La conseillère en communication de Jean Castex travaillait à embellir l’image de MBS en France
Encore une fois, la solidité des relations entre le régime saoudien et l’establishment français se confirme. Selon le site d’investigation Mediapart, « l’actuelle conseillère communication du Premier ministre Jean Castex, Mayada Boulos, a mené une opération de lobbying pour l’Arabie saoudite lorsqu’elle travaillait au sein du pôle ‘’influence’’ de l’agence Havas, de 2016 jusqu’à son recrutement à Matignon à l’été 2020 ».
Mayada Boulos, 39 ans, fille d’un journaliste et écrivain communiste égyptien ayant dû s’exiler en Irak puis en France avant de revenir dans son pays avec sa famille, a été le numéro deux de la célèbre agence Havas, dont le contrat portait sur « le développement du site touristique d’al-‘Ula, au nord-ouest de l’Arabie saoudite », selon les déclarations de la conseillère com’ de Castex à Mediapart.
« Il s’agissait de faire connaître un site historique et culturel, ses monuments et les activités – notamment la découverte du désert et la création à venir d’un musée – que la région pouvait offrir aux touristes étrangers dans le futur », a-t-elle expliqué, en ajoutant que les « sujets diplomatiques ou régaliens ne faisaient pas partie de la mission [qui lui avait été confiée] ».
Havas assume
Mediapart assure que Mayada Boulos a « démarché plusieurs personnalités françaises, y compris politiques, pour qu’elles soutiennent le projet. La communicante explique par ailleurs que ‘’le client mandatant Havas n’était pas l’État d’Arabie saoudite’’ mais la fondation Misk, créée en 2011 par [le prince héritier] Mohammed ben Salmane en personne dans sa stratégie d’influence à l’international ».
Mayada Boulos a déclaré à Mediapart « prendre soin », en tant que conseillère en communication du Premier ministre, « de ne pas traiter de sujets qui ont fait l’objet d’une mission dans le cadre de [ses] fonctions chez Havas ».
« À l’inverse, le Premier ministre n’a visiblement pas trouvé problématique de recruter pour sa communication une conseillère ayant participé à blanchir l’image de la dictature wahhabite », commente Mediapart.
Le site d’investigation estime que « l’engagement aux côtés du régime saoudien a toujours été assumé chez Havas », citant une déclaration du vice-président de l’agence, Stéphane Fouks : « L’affaire [du journaliste assassiné Jamal] Khashoggi ne remet pas en cause notre contrat avec l’Arabie saoudite. La politique de la chaise vide n’a jamais été la nôtre. Nous préférons être du côté des réformateurs et faire des choses utiles. »

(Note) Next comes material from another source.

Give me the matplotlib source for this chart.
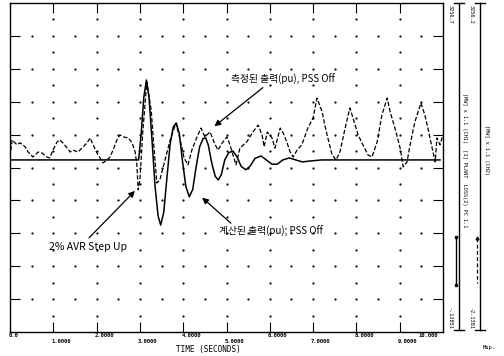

Les belles affaires saoudiennes des géants de la communication
Mediapart cite d’autres acteurs du secteur parisien de la communication adhérant au même « pragmatisme ». Par exemple, le géant de la communication Publicis a signé plusieurs contrats avec Riyad, sans que cela gêne sa première actionnaire, la philosophe Élisabeth Badinter, si prompte à dénoncer « l’islamisme politique ».
« Durant deux ans, Publicis a ainsi organisé des rencontres dans des palaces parisiens entre des journalistes et le ministre des Affaires étrangères, Adel al-Joubeir, ou le porte-parole de la coalition au Yémen, Ahmed al-Asiri. Ou encore relayé des communiqués de la diplomatie saoudienne sur l’embargo contre le Qatar, la guerre au Yémen ou les ventes d’armes а destination de Riyad », dévoilait en 2018 le magazine Challenges.

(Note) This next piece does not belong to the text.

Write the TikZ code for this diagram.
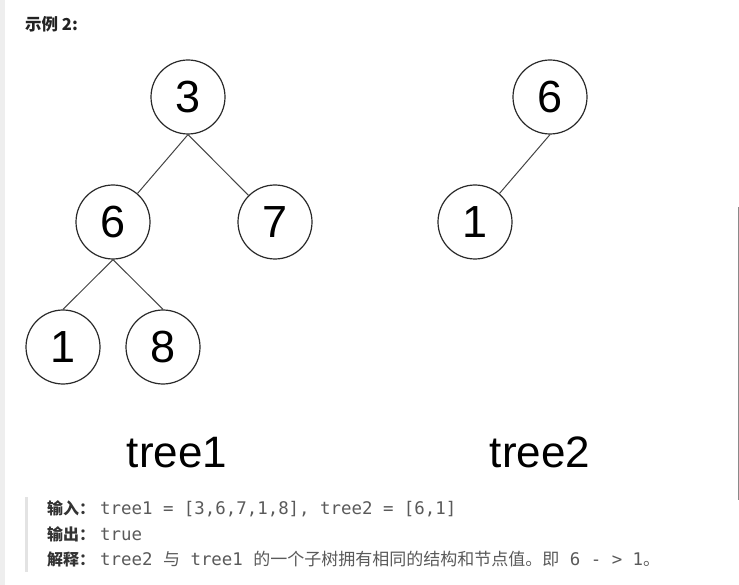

Citons encore l’agence Image 7, d’Anne Méaux, ancienne conseillère de François Fillon pendant la présidentielle, à qui l’Arabie saoudite a fait appel. Ou encore la société Steele & Holt, qui œuvrera à l’amélioration de l’image du royaume en France, société dirigée par Sylvain Fort avant son départ pour l’Élysée de 2017 à janvier 2019.
Interrogé le 1er mars par Russia Today France, Benoît Muracciole, vice-président de l’ONG Action sécurité éthique républicaine, a déclaré que « les Saoudiens avaient payé les agences Publicis et Havas pour éviter que l’on parle en mal de ce qui se passe au Yémen ».
Les accointances Havas-MBS ne sont pas récentes. Il faudrait rappeler ici la biographie du prince héritier, signée en 2018 par la célèbre journaliste Christine Ockrent… une des dirigeantes de Havas !
Pour Mediapart, « au-delà de la question de l’influence saoudienne, la situation de Mayada Boulos fixe une nouvelle fois l’attention sur le rôle des communicants de l’ombre, qui défendent des intérêts privés ou de puissances étrangères un jour, avant de basculer le lendemain du côté de la puissance publique ».